Il argumente encore et encore: "Il y a déjà 4 cordées qui ont déjà fait demi-tour, tu peux redescendre maintenant" Ca m'énerve cet esprit de compétition! Je m'en fous, c'est pour moi que je veux le faire!!
Après de multiples autres tentatives pour me décourager, il finit par me sortir énervé "Je te préviens, je suis mort de froid, moi à 6h je fais demi tour!!" Après avoir continué quelques mètres je craque! J'en peux plus de ce guide de merde!!! En plus de toutes les difficultés physiques je dois supporter cette pression psychologgique, c'est pas possible de gravir un sommet dans ces conditions.... Je craque et je cède... Arrivée à 5500m, c'est la désilusion et la grosse déception.... car je ne pense pas avoir le temps (il faut faire plusieurs sommets avant) ni l'argent pour le retenter...
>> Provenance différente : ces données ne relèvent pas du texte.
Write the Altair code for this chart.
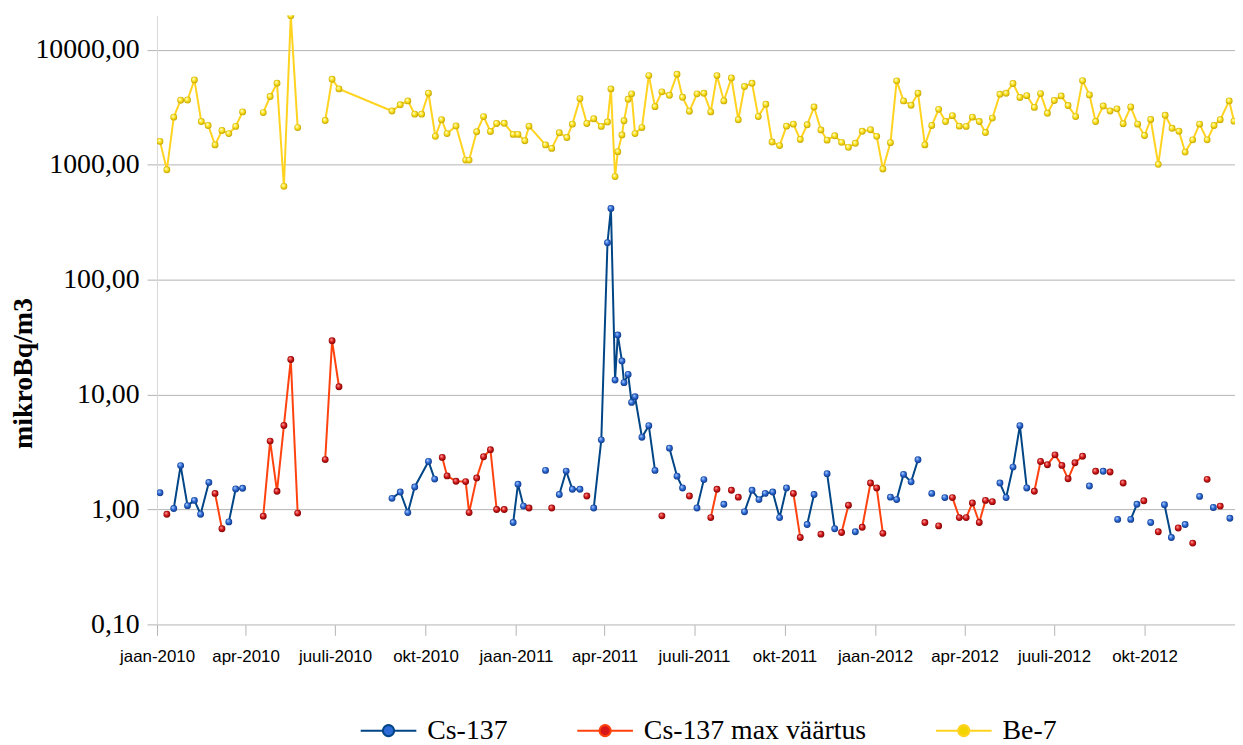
import math
import altair as alt
import pandas as pd

# ---------------- data (week number counted from Monday 2010-01-04; None = break in line)
series_names = ["Cs-137", "Cs-137 max väärtus", "Be-7"]
line_colors = ["#004586", "#ff420e", "#ffd320"]
marker_colors = ["#2c6ad6", "#d81818", "#f2d500"]

be7_week = [
    0, 1, 2, 3, 4, 5, 6, 7, 8, 9, 10, 11, 12, None,
    15, 16, 17, 18, 19, 20, None,
    24, 25, 26,
    33.7, 34.9, 36, 37, 38, 39, 40,
    40.9, 41.7, 43, 44.4, 44.9, 46, 47, 48, 48.9, 50,
    51.3, 52, 53, 53.6, 56, 56.9, 58, 59.1, 59.9, 61,
    62, 63, 64.1, 65, 65.5, 66.1, 66.5, 67.1, 67.4, 68,
    68.5, 69, 70, 71, 71.9, 72.9, 74, 75.1, 75.9, 76.9,
    78, 79, 80, 80.9, 81.9, 83, 84, 84.9, 86, 86.9,
    88, 88.9, 90, 91, 92, 93, 94, 95, 96, 96.9,
    98, 99, 100, 101, 102, 103.2, 104.1, 105, 106.1, 107,
    108, 109.1, 110.1, 111.1, 112.1, 113.1, 114.1, 115.1, 116.1, 117.1,
    118, 119, 119.9, 120.9, 122, 122.9, 123.9, 124.9, 125.9, 127,
    127.9, 128.9, 129.9, 130.9, 131.9, 133, 134, 135, 135.9, 137,
    138, 139, 139.9, 141, 142, 143, 143.9, 145, 146, 147,
    148, 148.9, 150, 151, 152.1, 153.1, 154, 155.3, 156,
]
be7_value = [
    1600, 905, 2600, 3650, 3670, 5480, 2380, 2200, 1490, 1990, 1870, 2160, 2890, None,
    2850, 3930, 5130, 650, 19800, 2110, None,
    2430, 5560, 4580,
    2940, 3330, 3600, 2760, 2760, 4200, 1770,
    2470, 1870, 2180, 1100, 1100, 1940, 2630, 1950, 2290, 2300,
    1840, 1840, 1620, 2170, 1490, 1390, 1900, 1730, 2260, 3770,
    2290, 2520, 2160, 2360, 4580, 790, 1300, 1820, 2420, 3720,
    4150, 1870, 2110, 5980, 3210, 4320, 4030, 6140, 3870, 2930,
    4150, 4200, 2890, 5980, 3600, 5700, 2470, 4800, 5130, 2630,
    3370, 1580, 1470, 2170, 2260, 1660, 2230, 3190, 2010, 1640,
    1790, 1570, 1420, 1540, 1960, 2020, 1770, 920, 1560, 5380,
    3600, 3300, 4200, 1490, 2200, 3040, 2380, 2680, 2170, 2160,
    2600, 2380, 1910, 2550, 4110, 4200, 5100, 3860, 4000, 3160,
    4170, 2810, 3630, 3980, 3280, 2630, 5410, 4060, 2380, 3250,
    2940, 3070, 2280, 3190, 2260, 1800, 2480, 1010, 2700, 2080,
    1960, 1290, 1650, 2260, 1650, 2200, 2470, 3600, 2400,
]

cs_week = [
    0, None,
    2, 3, 4, 5, 5.9, 7.1, None,
    10, 11, 12, None,
    33.7, 34.9, 36, 37, 39, 39.9, None,
    51.3, 52, 52.8, None,
    56, None,
    58, 59, 59.9, 61, None,
    63, 64.1, 65, 65.5, 66.1, 66.5, 67.1, 67.4, 68, 68.5, 69, 70, 71, 71.9, None,
    74, 75.1, 75.9, None,
    78, 79, None,
    81.9, None,
    84.9, 86, 87, 87.9, 89, 90, 91, None,
    94, 95, None,
    96.9, 98, None,
    101, None,
    106.1, 107, 108, 109.1, 110.1, None,
    112.1, None,
    114, None,
    122, 122.9, 123.9, 124.9, 125.9, None,
    135, None, 137, None, 139.1, None,
    141, 141.9, None,
    143.9, None,
    145.9, 146.9, None,
    148.9, None, 151, None, 153, None, 155.4,
]
cs_value = [
    1.40, None,
    1.02, 2.41, 1.08, 1.20, 0.91, 1.72, None,
    0.78, 1.51, 1.53, None,
    1.25, 1.42, 0.94, 1.57, 2.62, 1.84, None,
    0.77, 1.66, 1.07, None,
    2.19, None,
    1.35, 2.16, 1.50, 1.50, None,
    1.03, 4.04, 210, 417, 13.4, 33.0, 19.6, 12.7, 15.0, 8.55, 9.57, 4.26, 5.37, 2.19, None,
    3.42, 1.95, 1.54, None,
    1.03, 1.82, None,
    1.11, None,
    0.955, 1.47, 1.22, 1.38, 1.42, 0.85, 1.54, None,
    0.74, 1.35, None,
    2.05, 0.68, None,
    0.64, None,
    1.28, 1.22, 2.02, 1.74, 2.71, None,
    1.38, None,
    1.27, None,
    1.70, 1.27, 2.34, 5.37, 1.54, None,
    1.60, None, 2.15, None, 0.82, None,
    0.82, 1.11, None,
    0.77, None,
    1.10, 0.57, None,
    0.74, None, 1.30, None, 1.04, None, 0.84,
]

max_week = [
    1, None,
    8, 9, None,
    15, 16, 17, 18, 19, 20, None,
    24, 25, 26, None,
    41, 41.7, 43, 44.4, 44.9, 46, 47, 48, 48.9, 50, None,
    53.6, None, 56.9, None, 62, None, 72.9, None, 76.9, None,
    80, 80.9, None,
    83, None, 84, None,
    92, 93, None,
    96, None,
    99, 100, None,
    102, 103.2, 104.1, 105, None,
    111.1, None, 113.1, None,
    115.1, 116.1, 117.1, 118, 119, 119.9, 120.9, None,
    127, 127.9, 128.9, 130, 131, 131.9, 132.9, 134, None,
    135.9, None, 138, None, 139.9, None, 142.9, None, 145, None,
    147.9, None, 150, None, 152.1, None, 154,
]
max_value = [
    0.91, None,
    1.38, 0.68, None,
    0.875, 3.94, 1.44, 5.38, 20.2, 0.93, None,
    2.72, 29.4, 11.7, None,
    2.84, 1.96, 1.76, 1.75, 0.94, 1.88, 2.88, 3.31, 1.0, 1.0, None,
    1.03, None, 1.03, None, 1.31, None, 0.88, None, 1.31, None,
    0.85, 1.50, None,
    1.47, None, 1.28, None,
    1.38, 0.57, None,
    0.61, None,
    0.63, 1.09, None,
    0.70, 1.70, 1.54, 0.62, None,
    0.77, None, 0.72, None,
    1.27, 0.85, 0.85, 1.14, 0.77, 1.20, 1.17, None,
    1.44, 2.62, 2.45, 2.99, 2.42, 1.85, 2.55, 2.91, None,
    2.15, None, 2.12, None, 1.70, None, 1.19, None, 0.64, None,
    0.69, None, 0.51, None, 1.83, None, 1.07,
]

y_ticks = [0.1, 1, 10, 100, 1000, 10000]

# ---------------- table
start = pd.Timestamp("2010-01-04")
epoch = pd.Timestamp("1970-01-01")


def build(name, weeks, values):
    assert len(weeks) == len(values), name
    out, seg = [], 0
    for w, v in zip(weeks, values):
        if v is None:
            seg += 1
            continue
        t = start + pd.Timedelta(days=7 * w)
        out.append({"series": name,
                    "t": int((t - epoch) / pd.Timedelta(milliseconds=1)),
                    "v": v, "seg": f"{name}-{seg}"})
    return out


df = pd.DataFrame(build(series_names[0], cs_week, cs_value)
                  + build(series_names[1], max_week, max_value)
                  + build(series_names[2], be7_week, be7_value))

# ---------------- styling helpers
def sphere(hi, mid, lo):
    return alt.RadialGradient(
        gradient="radial",
        stops=[alt.GradientStop(offset=0, color=hi),
               alt.GradientStop(offset=0.5, color=mid),
               alt.GradientStop(offset=1, color=lo)],
        x1=0.35, y1=0.3, r1=0.02, x2=0.5, y2=0.5, r2=0.55)


sphere_fills = [sphere("#b8d4ff", "#2c6ad6", "#0a2f78"),
                sphere("#ffb0b0", "#d81818", "#6e0000"),
                sphere("#ffffe8", "#ffe41a", "#b59600")]

# legend symbol: a line with a gap, and a round marker in the gap
r = 0.2
circle_path = "M" + "L".join(
    f"{r*math.cos(2*math.pi*k/24):.3f},{r*math.sin(2*math.pi*k/24):.3f}" for k in range(24)) + "Z"
legend_path = f"M-1,0L{-r},0M{r},0L1,0" + circle_path

legend_common = dict(orient="none", legendX=204, legendY=691,
                     direction="horizontal", symbolSize=3136,
                     symbolType=legend_path, symbolStrokeWidth=2,
                     symbolOpacity=1, labelOpacity=1, labelLimit=500,
                     labelFont="Liberation Serif", labelFontSize=28,
                     labelColor="black", labelOffset=10, columnPadding=66,
                     padding=0)

month_expr = ("(utcmonth(datum.value)==0?'jaan':utcmonth(datum.value)==3?'apr':"
              "utcmonth(datum.value)==6?'juuli':'okt')")

quarters = [alt.DateTime(year=yy, month=m, date=1, utc=True)
            for yy in (2010, 2011, 2012) for m in (1, 4, 7, 10)]

x = alt.X("t:T", title=None,
          scale=alt.Scale(type="utc",
                          domain=[alt.DateTime(year=2010, month=1, date=1, utc=True),
                                  alt.DateTime(year=2013, month=1, date=1, utc=True)]),
          axis=alt.Axis(values=quarters,
                        labelExpr=month_expr + " + '-' + utcyear(datum.value)",
                        grid=False, tickSize=11, tickColor="#b3b3b3",
                        domainColor="#d9d9d9", labelFont="Liberation Sans",
                        labelFontSize=17, labelColor="black", labelPadding=13,
                        labelFlush=False, labelOverlap=False))

y = alt.Y("v:Q", title="mikroBq/m3",
          scale=alt.Scale(type="log", domain=[0.1, 20000], nice=False),
          axis=alt.Axis(values=y_ticks,
                        labelExpr="replace(format(datum.value, '.2f'), '.', ',')",
                        labelFont="Liberation Serif", labelFontSize=28,
                        labelColor="black", labelPadding=8, tickSize=10,
                        tickColor="#b3b3b3", domainColor="#d9d9d9",
                        grid=True, gridColor="#b3b3b3", gridWidth=1,
                        titleFont="Liberation Serif", titleFontSize=28,
                        titleFontWeight="bold", titleColor="black",
                        titleAngle=270, titleAlign="center",
                        titleBaseline="alphabetic", titleX=-126, titleY=360))

base = alt.Chart(df)

lines = base.mark_line(strokeWidth=2, clip=True).encode(
    x=x, y=y,
    color=alt.Color("series:N", title=None,
                    scale=alt.Scale(domain=series_names, range=line_colors),
                    legend=alt.Legend(**legend_common)),
    detail="seg:N",
)

# invisible layer whose fill scale gives the legend markers their colour
legend_markers = base.mark_circle(opacity=0, size=1).encode(
    x=x, y=y,
    fill=alt.Fill("series:N", title=None,
                  scale=alt.Scale(domain=series_names, range=marker_colors),
                  legend=alt.Legend(**legend_common)),
)

point_layers = [
    base.transform_filter(alt.datum.series == name)
        .mark_circle(size=48, opacity=1, fill=fill, clip=True)
        .encode(x=x, y=y)
    for name, fill in zip(series_names, sphere_fills)
]

chart = alt.layer(lines, legend_markers, *point_layers).properties(
    width=1085, height=613,
    padding={"left": 150, "top": 5, "right": 0, "bottom": 119},
    autosize=alt.AutoSizeParams(type="none"),
    background="white",
).configure_view(strokeWidth=0)

chart.save("out.html", embed_options={"renderer": "svg", "actions": False})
La frustration est grande très grande.... Car je redescends alors que je ne suis même pas fatiguée, que je savais que j'aurais pu y arriver physiquement... Mais pas avec un "guide" comme ça. Pour une première fois à cette altitude, sur un glacier, dans le froid et la nuit, j'avais besoin d'encouragements et non qu'on me pousse à abandonner.